• **Supplied data**:
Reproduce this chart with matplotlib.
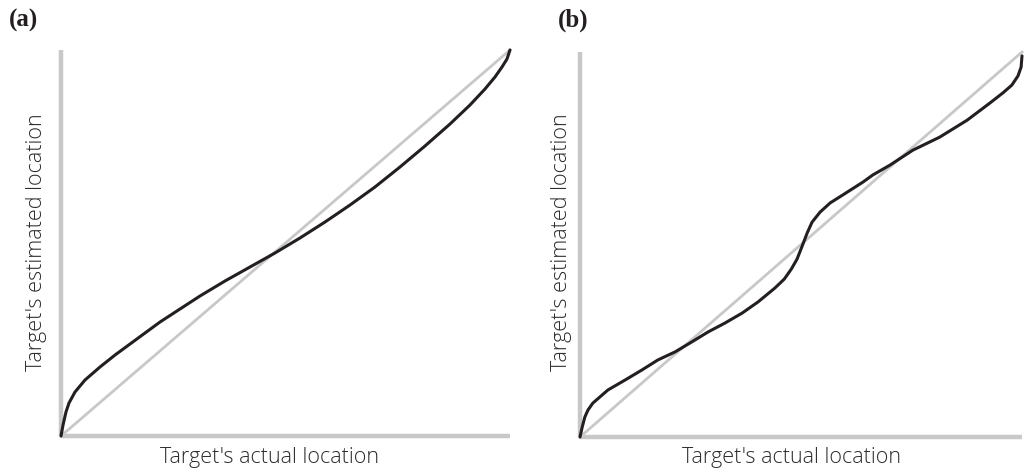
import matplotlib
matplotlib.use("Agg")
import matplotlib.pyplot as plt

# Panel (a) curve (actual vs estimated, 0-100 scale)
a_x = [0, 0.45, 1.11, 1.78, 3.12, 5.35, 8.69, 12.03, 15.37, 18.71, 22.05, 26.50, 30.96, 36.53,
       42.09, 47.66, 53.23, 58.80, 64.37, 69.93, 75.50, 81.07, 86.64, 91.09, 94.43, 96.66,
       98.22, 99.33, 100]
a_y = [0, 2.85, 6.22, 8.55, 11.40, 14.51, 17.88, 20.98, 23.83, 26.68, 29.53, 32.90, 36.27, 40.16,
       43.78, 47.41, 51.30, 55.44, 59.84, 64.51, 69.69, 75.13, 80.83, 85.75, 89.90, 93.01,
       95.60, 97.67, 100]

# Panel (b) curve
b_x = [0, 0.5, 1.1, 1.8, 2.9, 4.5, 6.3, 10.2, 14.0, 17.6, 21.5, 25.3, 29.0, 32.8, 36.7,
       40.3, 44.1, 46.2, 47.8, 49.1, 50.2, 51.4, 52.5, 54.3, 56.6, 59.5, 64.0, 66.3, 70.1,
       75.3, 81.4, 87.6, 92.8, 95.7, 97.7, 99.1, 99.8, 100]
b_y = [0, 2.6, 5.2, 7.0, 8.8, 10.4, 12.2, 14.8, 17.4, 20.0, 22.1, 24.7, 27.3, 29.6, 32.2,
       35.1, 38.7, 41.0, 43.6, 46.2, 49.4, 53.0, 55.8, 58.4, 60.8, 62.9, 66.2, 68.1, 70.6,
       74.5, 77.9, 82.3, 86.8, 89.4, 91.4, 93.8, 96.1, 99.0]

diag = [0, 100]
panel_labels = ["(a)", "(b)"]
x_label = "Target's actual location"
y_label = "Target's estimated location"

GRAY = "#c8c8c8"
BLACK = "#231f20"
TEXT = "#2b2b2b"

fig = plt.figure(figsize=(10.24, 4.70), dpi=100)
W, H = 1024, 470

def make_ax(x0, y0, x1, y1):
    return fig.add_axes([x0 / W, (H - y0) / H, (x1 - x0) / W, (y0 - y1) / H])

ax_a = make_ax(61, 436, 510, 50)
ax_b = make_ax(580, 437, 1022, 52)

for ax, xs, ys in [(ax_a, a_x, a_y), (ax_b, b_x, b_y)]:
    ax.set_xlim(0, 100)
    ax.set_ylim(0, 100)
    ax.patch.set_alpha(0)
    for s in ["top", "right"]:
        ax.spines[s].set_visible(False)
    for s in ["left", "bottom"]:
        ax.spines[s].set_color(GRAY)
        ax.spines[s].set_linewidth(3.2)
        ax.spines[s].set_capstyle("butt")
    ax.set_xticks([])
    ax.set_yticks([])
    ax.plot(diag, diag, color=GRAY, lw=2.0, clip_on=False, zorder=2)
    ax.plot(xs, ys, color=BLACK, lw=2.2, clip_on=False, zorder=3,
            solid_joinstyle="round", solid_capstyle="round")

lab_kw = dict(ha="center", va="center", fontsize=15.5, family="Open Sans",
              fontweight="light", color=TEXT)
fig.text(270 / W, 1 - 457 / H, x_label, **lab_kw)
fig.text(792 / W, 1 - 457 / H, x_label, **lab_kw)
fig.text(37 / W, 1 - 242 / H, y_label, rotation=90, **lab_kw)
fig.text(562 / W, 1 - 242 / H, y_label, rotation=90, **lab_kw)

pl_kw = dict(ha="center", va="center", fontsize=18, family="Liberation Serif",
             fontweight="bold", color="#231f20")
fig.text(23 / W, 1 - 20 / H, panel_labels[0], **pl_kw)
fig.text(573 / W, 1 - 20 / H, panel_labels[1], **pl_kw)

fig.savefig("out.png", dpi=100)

• **Requirements**:
Write out every line above exactly as it is, leaving out the pictures.

• **Full output**:
Reproduce this chart with matplotlib.
import matplotlib
matplotlib.use("Agg")
import matplotlib.pyplot as plt

# Panel (a) curve (actual vs estimated, 0-100 scale)
a_x = [0, 0.45, 1.11, 1.78, 3.12, 5.35, 8.69, 12.03, 15.37, 18.71, 22.05, 26.50, 30.96, 36.53,
       42.09, 47.66, 53.23, 58.80, 64.37, 69.93, 75.50, 81.07, 86.64, 91.09, 94.43, 96.66,
       98.22, 99.33, 100]
a_y = [0, 2.85, 6.22, 8.55, 11.40, 14.51, 17.88, 20.98, 23.83, 26.68, 29.53, 32.90, 36.27, 40.16,
       43.78, 47.41, 51.30, 55.44, 59.84, 64.51, 69.69, 75.13, 80.83, 85.75, 89.90, 93.01,
       95.60, 97.67, 100]

# Panel (b) curve
b_x = [0, 0.5, 1.1, 1.8, 2.9, 4.5, 6.3, 10.2, 14.0, 17.6, 21.5, 25.3, 29.0, 32.8, 36.7,
       40.3, 44.1, 46.2, 47.8, 49.1, 50.2, 51.4, 52.5, 54.3, 56.6, 59.5, 64.0, 66.3, 70.1,
       75.3, 81.4, 87.6, 92.8, 95.7, 97.7, 99.1, 99.8, 100]
b_y = [0, 2.6, 5.2, 7.0, 8.8, 10.4, 12.2, 14.8, 17.4, 20.0, 22.1, 24.7, 27.3, 29.6, 32.2,
       35.1, 38.7, 41.0, 43.6, 46.2, 49.4, 53.0, 55.8, 58.4, 60.8, 62.9, 66.2, 68.1, 70.6,
       74.5, 77.9, 82.3, 86.8, 89.4, 91.4, 93.8, 96.1, 99.0]

diag = [0, 100]
panel_labels = ["(a)", "(b)"]
x_label = "Target's actual location"
y_label = "Target's estimated location"

GRAY = "#c8c8c8"
BLACK = "#231f20"
TEXT = "#2b2b2b"

fig = plt.figure(figsize=(10.24, 4.70), dpi=100)
W, H = 1024, 470

def make_ax(x0, y0, x1, y1):
    return fig.add_axes([x0 / W, (H - y0) / H, (x1 - x0) / W, (y0 - y1) / H])

ax_a = make_ax(61, 436, 510, 50)
ax_b = make_ax(580, 437, 1022, 52)

for ax, xs, ys in [(ax_a, a_x, a_y), (ax_b, b_x, b_y)]:
    ax.set_xlim(0, 100)
    ax.set_ylim(0, 100)
    ax.patch.set_alpha(0)
    for s in ["top", "right"]:
        ax.spines[s].set_visible(False)
    for s in ["left", "bottom"]:
        ax.spines[s].set_color(GRAY)
        ax.spines[s].set_linewidth(3.2)
        ax.spines[s].set_capstyle("butt")
    ax.set_xticks([])
    ax.set_yticks([])
    ax.plot(diag, diag, color=GRAY, lw=2.0, clip_on=False, zorder=2)
    ax.plot(xs, ys, color=BLACK, lw=2.2, clip_on=False, zorder=3,
            solid_joinstyle="round", solid_capstyle="round")

lab_kw = dict(ha="center", va="center", fontsize=15.5, family="Open Sans",
              fontweight="light", color=TEXT)
fig.text(270 / W, 1 - 457 / H, x_label, **lab_kw)
fig.text(792 / W, 1 - 457 / H, x_label, **lab_kw)
fig.text(37 / W, 1 - 242 / H, y_label, rotation=90, **lab_kw)
fig.text(562 / W, 1 - 242 / H, y_label, rotation=90, **lab_kw)

pl_kw = dict(ha="center", va="center", fontsize=18, family="Liberation Serif",
             fontweight="bold", color="#231f20")
fig.text(23 / W, 1 - 20 / H, panel_labels[0], **pl_kw)
fig.text(573 / W, 1 - 20 / H, panel_labels[1], **pl_kw)

fig.savefig("out.png", dpi=100)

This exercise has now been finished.